教程使用大约五台 CPU 机器，不需要任何额外的配额。运行教程后，请运行您的神经架构搜索作业。

神经架构搜索作业会并行训练一批模型。每个经过训练的模型对应一个试验。参阅设置 number-of-parallel-trials 部分，估算搜索作业需要的 CPU 和 GPU 数量。例如，如果每个试验使用 2 个 T4 GPU 并且您将 number-of-parallel-trials 设置为 20，则一个搜索作业需要的总配额为 40 个 T4 GPU。此外，如果每个试验都使用 highmem-16 CPU，则每个试验需要 16 个 CPU 单元，20 个并行试验需要 320 个 CPU 单元。但是，我们至少需要 10 个并行试验配额（或 20 个 GPU 配额）。GPU 的默认初始配额因区域和 GPU 类型而异，Tesla_T4 通常为 0、6 或 12，Tesla_V100 通常为 0 或 6。CPU 的默认初始配额因区域而异，通常为 20、450 或 2,200。

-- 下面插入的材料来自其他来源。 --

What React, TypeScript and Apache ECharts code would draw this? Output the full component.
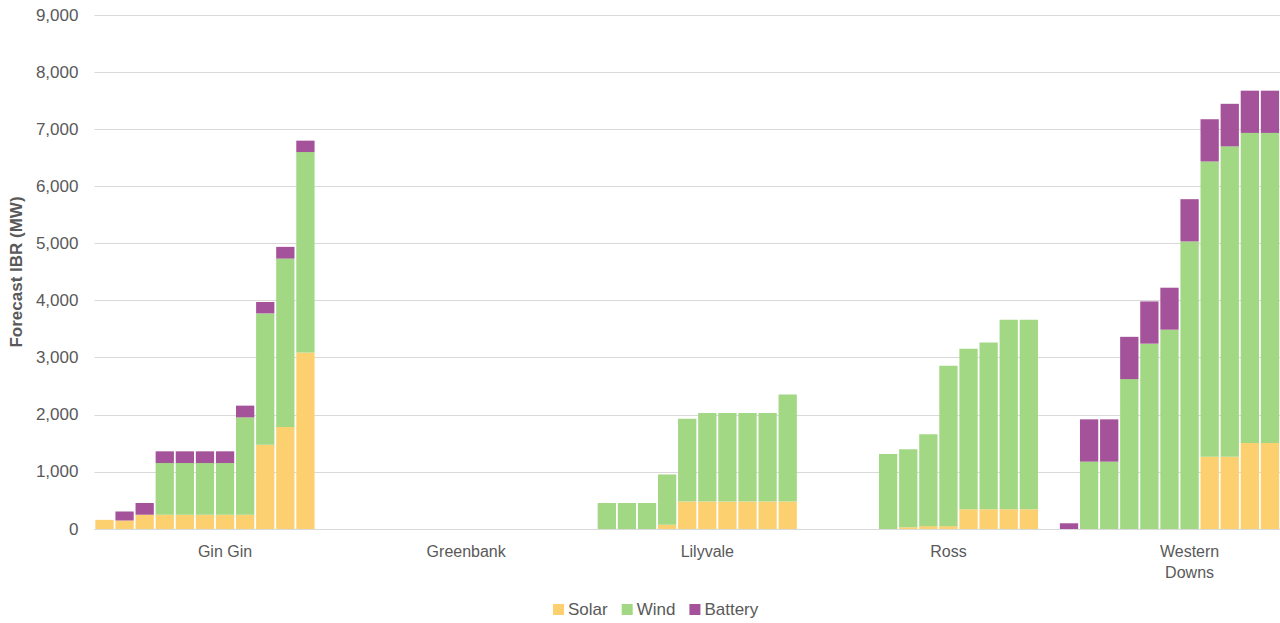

可选：如果您计划并行运行多个搜索作业，请提高配额要求。申请配额后您无需立即付费，在运行作业后才需要付费。

如果您没有足够的配额，并尝试启动需要超出配额的资源的作业，则作业不会启动，并显示如下所示的错误：

Exception: Starting job failed: {'code': 429, 'message': 'The following quota metrics exceed quota limits: aiplatform.googleapis.com/custom_model_training_cpus,aiplatform.googleapis.com/custom_model_training_nvidia_v100_gpus,aiplatform.googleapis.com/custom_model_training_pd_ssd', 'status': 'RESOURCE_EXHAUSTED', 'details': [{'@type': 'type.googleapis.com/google.rpc.DebugInfo', 'detail': '[ORIGINAL ERROR] generic::resource_exhausted: com.google.cloud.ai.platform.common.errors.AiPlatformException: code=RESOURCE_EXHAUSTED, message=The following quota metrics exceed quota limits: aiplatform.googleapis.com/custom_model_training_cpus,aiplatform.googleapis.com/custom_model_training_nvidia_v100_gpus,aiplatform.googleapis.com/custom_model_training_pd_ssd, cause=null [google.rpc.error_details_ext] { code: 8 message: "The following quota metrics exceed quota limits: aiplatform.googleapis.com/custom_model_training_cpus,aiplatform.googleapis.com/custom_model_training_nvidia_v100_gpus,aiplatform.googleapis.com/custom_model_training_pd_ssd" }'}]}

在某些情况下，如果同一项目的多个作业同时启动，并且配额不足以支持所有作业，则其中一个作业将保持排队状态，不会开始训练。在这种情况下，请取消排队的作业，然后申请更多配额或等待上一个作业完成。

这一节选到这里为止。